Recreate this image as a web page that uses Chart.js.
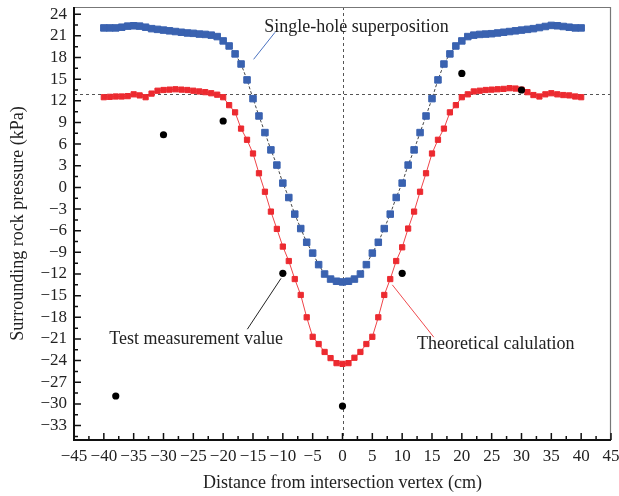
<!DOCTYPE html>
<html lang="en">
<head>
<meta charset="UTF-8">
<title>Surrounding rock pressure</title>
<script src="https://cdn.jsdelivr.net/npm/chart.js@4.4.0/dist/chart.umd.min.js"></script>
<style>
  html, body { margin: 0; padding: 0; background: #fff; }
  #wrap { width: 619px; height: 496px; }
</style>
</head>
<body>
<div id="wrap"><canvas id="graphCanvas"></canvas></div>
<script>
// distance from intersection vertex (cm)
var distance = [-40,-39,-38,-37,-36,-35,-34,-33,-32,-31,-30,-29,-28,-27,-26,-25,-24,-23,-22,-21,
  -20,-19,-18,-17,-16,-15,-14,-13,-12,-11,-10,-9,-8,-7,-6,-5,-4,-3,-2,-1,0,
  1,2,3,4,5,6,7,8,9,10,11,12,13,14,15,16,17,18,19,20,
  21,22,23,24,25,26,27,28,29,30,31,32,33,34,35,36,37,38,39,40];

// single-hole superposition (kPa)
var superposition = [22.1,22.1,22.1,22.2,22.35,22.4,22.35,22.2,22.0,21.9,21.8,21.7,21.6,21.5,21.4,21.35,21.25,21.2,21.1,20.9,
  20.3,19.6,18.5,17.1,14.9,12.3,9.9,7.6,5.2,3.1,0.6,-1.4,-3.7,-5.7,-7.6,-9.1,-10.7,-12.0,-12.7,-13.0,-13.1,
  -13.0,-12.7,-12.0,-10.7,-9.1,-7.6,-5.7,-3.7,-1.4,0.6,3.1,5.2,7.6,9.9,12.3,14.9,17.1,18.5,19.6,20.3,
  20.9,21.1,21.2,21.25,21.3,21.4,21.5,21.6,21.7,21.8,21.9,22.0,22.15,22.3,22.45,22.4,22.3,22.2,22.1,22.1];

// theoretical calculation (kPa)
var theoretical = [12.5,12.55,12.6,12.6,12.65,12.9,12.75,12.5,13.0,13.4,13.5,13.55,13.6,13.55,13.5,13.4,13.3,13.2,13.05,12.85,
  12.5,11.4,10.4,8.15,6.6,4.7,1.96,-0.6,-3.35,-5.75,-8.2,-10.2,-12.7,-14.9,-18.0,-20.7,-21.7,-22.8,-23.65,-24.35,-24.45,
  -24.35,-23.6,-22.8,-21.7,-20.7,-18.0,-14.9,-12.7,-10.2,-8.3,-5.7,-3.35,-0.6,1.96,4.7,6.6,8.15,10.4,11.4,12.5,
  12.9,13.3,13.4,13.5,13.55,13.6,13.65,13.75,13.7,13.55,13.2,12.8,12.6,12.9,13.05,12.9,12.8,12.75,12.6,12.5];

// test measurement value
var testDistance = [-38, -30, -20, -10, 0, 10, 20, 30];
var testValue = [-28.9, 7.3, 9.2, -11.9, -30.3, -11.9, 15.8, 13.5];

// axis ticks
var xTicks = [-45,-40,-35,-30,-25,-20,-15,-10,-5,0,5,10,15,20,25,30,35,40,45];
var yTicks = [-33,-30,-27,-24,-21,-18,-15,-12,-9,-6,-3,0,3,6,9,12,15,18,21,24];
var refLevel = 13;
var refDistance = 0;

var serif = "'Liberation Serif', 'DejaVu Serif', serif";

function pts(xs, ys) {
    var out = [];
    for (var i = 0; i < xs.length; i++) out.push({x: xs[i], y: ys[i]});
    return out;
}

function minus(v) { return String(v).replace('-', '\u2212'); }

// labels with leader lines, in data units
var notes = [
    {text: 'Single-hole superposition', x: -13.1, y: 22.2, from: [-14.9, 17.75], to: [-11.3, 21.5], line: '#4a72c0'},
    {text: 'Test measurement value', x: -39.1, y: -21.0, from: [-15.95, -19.65], to: [-10.3, -12.6], line: '#222'},
    {text: 'Theoretical calulation', x: 12.5, y: -21.7, from: [8.35, -13.5], to: [15.3, -20.75], line: '#ef4a4e'}
];

var frame = {
    id: 'frame',
    beforeDatasetsDraw: function (chart) {
        var ctx = chart.ctx, a = chart.chartArea, x = chart.scales.x, y = chart.scales.y;
        ctx.save();
        ctx.strokeStyle = '#555';
        ctx.lineWidth = 1;
        ctx.setLineDash([3, 3]);
        var py = Math.round(y.getPixelForValue(refLevel)) + 0.5;
        var px = Math.round(x.getPixelForValue(refDistance)) + 0.5;
        ctx.beginPath();
        ctx.moveTo(a.left, py); ctx.lineTo(a.right, py);
        ctx.moveTo(px, a.top); ctx.lineTo(px, a.bottom);
        ctx.stroke();
        ctx.setLineDash([]);
        // leader lines
        notes.forEach(function (n) {
            ctx.strokeStyle = n.line;
            ctx.lineWidth = 1;
            ctx.beginPath();
            ctx.moveTo(x.getPixelForValue(n.from[0]), y.getPixelForValue(n.from[1]));
            ctx.lineTo(x.getPixelForValue(n.to[0]), y.getPixelForValue(n.to[1]));
            ctx.stroke();
        });
        ctx.restore();
    },
    afterDraw: function (chart) {
        var ctx = chart.ctx, a = chart.chartArea, x = chart.scales.x, y = chart.scales.y;
        ctx.save();
        // top and right frame
        ctx.strokeStyle = '#777';
        ctx.lineWidth = 1.2;
        ctx.beginPath();
        ctx.moveTo(a.left, a.top + 0.5); ctx.lineTo(a.right - 0.5, a.top + 0.5); ctx.lineTo(a.right - 0.5, a.bottom);
        ctx.stroke();
        // inward tick marks
        ctx.strokeStyle = '#111';
        ctx.lineWidth = 1.5;
        ctx.beginPath();
        var i, p;
        for (i = 0; i < xTicks.length; i++) {
            p = x.getPixelForValue(xTicks[i]);
            ctx.moveTo(p, a.bottom); ctx.lineTo(p, a.bottom - 7);
            if (i < xTicks.length - 1) {
                p = x.getPixelForValue((xTicks[i] + xTicks[i + 1]) / 2);
                ctx.moveTo(p, a.bottom); ctx.lineTo(p, a.bottom - 4);
            }
        }
        for (i = 0; i < yTicks.length; i++) {
            p = y.getPixelForValue(yTicks[i]);
            ctx.moveTo(a.left, p); ctx.lineTo(a.left + 7, p);
            var mid = i === 0 ? yTicks[0] - 1.5 : (yTicks[i - 1] + yTicks[i]) / 2;
            p = y.getPixelForValue(mid);
            ctx.moveTo(a.left, p); ctx.lineTo(a.left + 4, p);
        }
        ctx.stroke();
        // axis lines
        ctx.lineWidth = 2;
        ctx.beginPath();
        ctx.moveTo(a.left, a.top); ctx.lineTo(a.left, a.bottom);
        ctx.lineTo(a.right, a.bottom);
        ctx.stroke();
        // note texts
        ctx.fillStyle = '#222';
        ctx.font = '18px ' + serif;
        ctx.textBaseline = 'middle';
        ctx.textAlign = 'left';
        notes.forEach(function (n) {
            ctx.fillText(n.text, x.getPixelForValue(n.x), y.getPixelForValue(n.y));
        });
        ctx.restore();
    }
};

var graphTarget = document.getElementById('graphCanvas');

var myChart = new Chart(graphTarget, {
    type: 'scatter',
    data: {
        datasets: [{
            label: 'Test measurement value',
            data: pts(testDistance, testValue),
            showLine: false,
            pointStyle: 'circle',
            pointRadius: 3.6,
            pointBackgroundColor: '#000',
            pointBorderColor: '#000',
            pointBorderWidth: 0
        }, {
            label: 'Theoretical calulation',
            data: pts(distance, theoretical),
            showLine: true,
            borderColor: '#ef4449',
            borderWidth: 1,
            pointStyle: 'rect',
            pointRadius: 3.7,
            pointBackgroundColor: '#ec2a30',
            pointBorderColor: '#ec2a30',
            pointBorderWidth: 1
        }, {
            label: 'Single-hole superposition',
            data: pts(distance, superposition),
            showLine: true,
            borderColor: '#444',
            borderWidth: 1,
            borderDash: [3, 2],
            pointStyle: 'rect',
            pointRadius: 4.6,
            pointBackgroundColor: '#3a62b0',
            pointBorderColor: '#3a62b0',
            pointBorderWidth: 1
        }]
    },
    options: {
        responsive: true,
        maintainAspectRatio: false,
        animation: false,
        layout: { padding: { top: 7, right: 8, left: 0, bottom: 0 } },
        plugins: { legend: { display: false }, tooltip: { enabled: false } },
        scales: {
            x: {
                type: 'linear',
                min: -45,
                max: 45,
                afterBuildTicks: function (s) { s.ticks = xTicks.map(function (v) { return {value: v}; }); },
                afterFit: function (s) { s.height = 56; s.paddingLeft = 0; s.paddingRight = 0; },
                grid: { display: false, drawTicks: false },
                border: { display: false },
                ticks: {
                    autoSkip: false,
                    maxRotation: 0,
                    padding: 6,
                    color: '#222',
                    font: { family: serif, size: 17 },
                    callback: minus
                },
                title: {
                    display: true,
                    text: 'Distance from intersection vertex (cm)',
                    color: '#222',
                    font: { family: serif, size: 18 },
                    padding: { top: 0, bottom: 2 }
                }
            },
            y: {
                type: 'linear',
                min: -35,
                max: 25,
                afterBuildTicks: function (s) { s.ticks = yTicks.map(function (v) { return {value: v}; }); },
                afterFit: function (s) { s.width = 74; s.paddingTop = 0; s.paddingBottom = 0; },
                grid: { display: false, drawTicks: false },
                border: { display: false },
                ticks: {
                    autoSkip: false,
                    padding: 7,
                    color: '#222',
                    font: { family: serif, size: 17 },
                    callback: minus
                },
                title: {
                    display: true,
                    text: 'Surrounding rock pressure (kPa)',
                    color: '#222',
                    font: { family: serif, size: 18 },
                    padding: { top: 7, bottom: 0 }
                }
            }
        }
    },
    plugins: [frame]
});
</script>
</body>
</html>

| TASK STATEMENT |
Skip the pictures, please, and transcribe only the lines from the beginning of the material through the one that contains "var refDistance = 0;".

| OUTPUT OF THE EXERCISE |
Recreate this image as a web page that uses Chart.js.
<!DOCTYPE html>
<html lang="en">
<head>
<meta charset="UTF-8">
<title>Surrounding rock pressure</title>
<script src="https://cdn.jsdelivr.net/npm/chart.js@4.4.0/dist/chart.umd.min.js"></script>
<style>
  html, body { margin: 0; padding: 0; background: #fff; }
  #wrap { width: 619px; height: 496px; }
</style>
</head>
<body>
<div id="wrap"><canvas id="graphCanvas"></canvas></div>
<script>
// distance from intersection vertex (cm)
var distance = [-40,-39,-38,-37,-36,-35,-34,-33,-32,-31,-30,-29,-28,-27,-26,-25,-24,-23,-22,-21,
  -20,-19,-18,-17,-16,-15,-14,-13,-12,-11,-10,-9,-8,-7,-6,-5,-4,-3,-2,-1,0,
  1,2,3,4,5,6,7,8,9,10,11,12,13,14,15,16,17,18,19,20,
  21,22,23,24,25,26,27,28,29,30,31,32,33,34,35,36,37,38,39,40];

// single-hole superposition (kPa)
var superposition = [22.1,22.1,22.1,22.2,22.35,22.4,22.35,22.2,22.0,21.9,21.8,21.7,21.6,21.5,21.4,21.35,21.25,21.2,21.1,20.9,
  20.3,19.6,18.5,17.1,14.9,12.3,9.9,7.6,5.2,3.1,0.6,-1.4,-3.7,-5.7,-7.6,-9.1,-10.7,-12.0,-12.7,-13.0,-13.1,
  -13.0,-12.7,-12.0,-10.7,-9.1,-7.6,-5.7,-3.7,-1.4,0.6,3.1,5.2,7.6,9.9,12.3,14.9,17.1,18.5,19.6,20.3,
  20.9,21.1,21.2,21.25,21.3,21.4,21.5,21.6,21.7,21.8,21.9,22.0,22.15,22.3,22.45,22.4,22.3,22.2,22.1,22.1];

// theoretical calculation (kPa)
var theoretical = [12.5,12.55,12.6,12.6,12.65,12.9,12.75,12.5,13.0,13.4,13.5,13.55,13.6,13.55,13.5,13.4,13.3,13.2,13.05,12.85,
  12.5,11.4,10.4,8.15,6.6,4.7,1.96,-0.6,-3.35,-5.75,-8.2,-10.2,-12.7,-14.9,-18.0,-20.7,-21.7,-22.8,-23.65,-24.35,-24.45,
  -24.35,-23.6,-22.8,-21.7,-20.7,-18.0,-14.9,-12.7,-10.2,-8.3,-5.7,-3.35,-0.6,1.96,4.7,6.6,8.15,10.4,11.4,12.5,
  12.9,13.3,13.4,13.5,13.55,13.6,13.65,13.75,13.7,13.55,13.2,12.8,12.6,12.9,13.05,12.9,12.8,12.75,12.6,12.5];

// test measurement value
var testDistance = [-38, -30, -20, -10, 0, 10, 20, 30];
var testValue = [-28.9, 7.3, 9.2, -11.9, -30.3, -11.9, 15.8, 13.5];

// axis ticks
var xTicks = [-45,-40,-35,-30,-25,-20,-15,-10,-5,0,5,10,15,20,25,30,35,40,45];
var yTicks = [-33,-30,-27,-24,-21,-18,-15,-12,-9,-6,-3,0,3,6,9,12,15,18,21,24];
var refLevel = 13;
var refDistance = 0;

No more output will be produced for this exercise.